===== Data shown =====

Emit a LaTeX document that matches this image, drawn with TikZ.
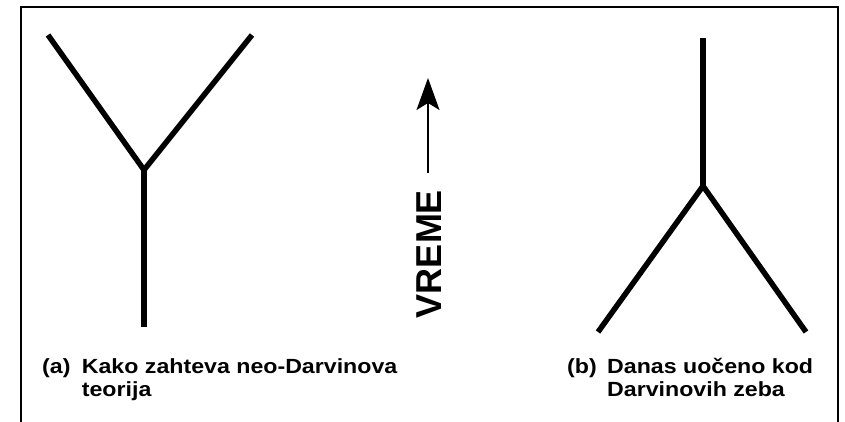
\documentclass[tikz,border=0pt]{standalone}
\usepackage{fontspec}
\setmainfont{Liberation Sans}
\newfontfamily\capfont[FakeStretch=1.13]{Liberation Sans}
\usetikzlibrary{arrows.meta}
\tikzstyle{frame} = [line width=2.4pt]
\tikzstyle{branch} = [line width=5.5pt, line join=miter]
\tikzstyle{arrow} = [line width=1.6pt,-{Stealth[length=32pt,width=23pt,inset=7pt]}]
\tikzstyle{caption} = [anchor=base west, inner sep=0pt, font=\capfont\bfseries\fontsize{20.5}{23.4}\selectfont]
\tikzstyle{timelabel} = [rotate=90, inner sep=0pt, font=\bfseries\fontsize{36}{36}\selectfont]

\begin{document}
\begin{tikzpicture}[x=1pt,y=-1pt]
	\useasboundingbox (0,0) rectangle (845,422);
	%外框
	\draw [frame] (20.7,422) -- (20.7,7) -- (838,7) -- (838,422);
	
	%(a) 分叉点
	\coordinate (aleft) at (48,35);
	\coordinate (aright) at (252,35);
	\coordinate (asplit) at (144,170);
	\coordinate (aroot) at (144,327);
	
	%(b) 分叉点
	\coordinate (btop) at (703,38);
	\coordinate (bsplit) at (703,186);
	\coordinate (bleft) at (598,332);
	\coordinate (bright) at (806,332);
	
	%时间箭头
	\coordinate (tbase) at (428,173);
	\coordinate (ttip) at (428,78);
	\node (vreme) [timelabel] at (429.5,254) {VREME};
	
	%说明文字
	\node (capa) [caption] at (42,373) {\begin{tabular}[t]{@{}l@{}l@{}}\makebox[39.7pt][l]{(a)}&Kako zahteva neo-Darvinova\\&teorija\end{tabular}};
	\node (capb) [caption] at (567,373) {\begin{tabular}[t]{@{}l@{}l@{}}\makebox[40pt][l]{(b)}&Danas uočeno kod\\&Darvinovih zeba\end{tabular}};
	
	%连接
	\draw [branch] (aleft) -- (asplit) -- (aright);
	\draw [branch] (asplit) -- (aroot);
	\draw [branch] (bleft) -- (bsplit) -- (bright);
	\draw [branch] (bsplit) -- (btop);
	\draw [arrow] (tbase) -- (ttip);
\end{tikzpicture}
\end{document}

=====

**Stated goal:**
Exactly as they appear, print the lines of the listing above from its first line through the line that contains "(capb) [caption] at", minus the pictures.

**Task answer:**
Emit a LaTeX document that matches this image, drawn with TikZ.
\documentclass[tikz,border=0pt]{standalone}
\usepackage{fontspec}
\setmainfont{Liberation Sans}
\newfontfamily\capfont[FakeStretch=1.13]{Liberation Sans}
\usetikzlibrary{arrows.meta}
\tikzstyle{frame} = [line width=2.4pt]
\tikzstyle{branch} = [line width=5.5pt, line join=miter]
\tikzstyle{arrow} = [line width=1.6pt,-{Stealth[length=32pt,width=23pt,inset=7pt]}]
\tikzstyle{caption} = [anchor=base west, inner sep=0pt, font=\capfont\bfseries\fontsize{20.5}{23.4}\selectfont]
\tikzstyle{timelabel} = [rotate=90, inner sep=0pt, font=\bfseries\fontsize{36}{36}\selectfont]

\begin{document}
\begin{tikzpicture}[x=1pt,y=-1pt]
	\useasboundingbox (0,0) rectangle (845,422);
	%外框
	\draw [frame] (20.7,422) -- (20.7,7) -- (838,7) -- (838,422);
	
	%(a) 分叉点
	\coordinate (aleft) at (48,35);
	\coordinate (aright) at (252,35);
	\coordinate (asplit) at (144,170);
	\coordinate (aroot) at (144,327);
	
	%(b) 分叉点
	\coordinate (btop) at (703,38);
	\coordinate (bsplit) at (703,186);
	\coordinate (bleft) at (598,332);
	\coordinate (bright) at (806,332);
	
	%时间箭头
	\coordinate (tbase) at (428,173);
	\coordinate (ttip) at (428,78);
	\node (vreme) [timelabel] at (429.5,254) {VREME};
	
	%说明文字
	\node (capa) [caption] at (42,373) {\begin{tabular}[t]{@{}l@{}l@{}}\makebox[39.7pt][l]{(a)}&Kako zahteva neo-Darvinova\\&teorija\end{tabular}};
	\node (capb) [caption] at (567,373) {\begin{tabular}[t]{@{}l@{}l@{}}\makebox[40pt][l]{(b)}&Danas uočeno kod\\&Darvinovih zeba\end{tabular}};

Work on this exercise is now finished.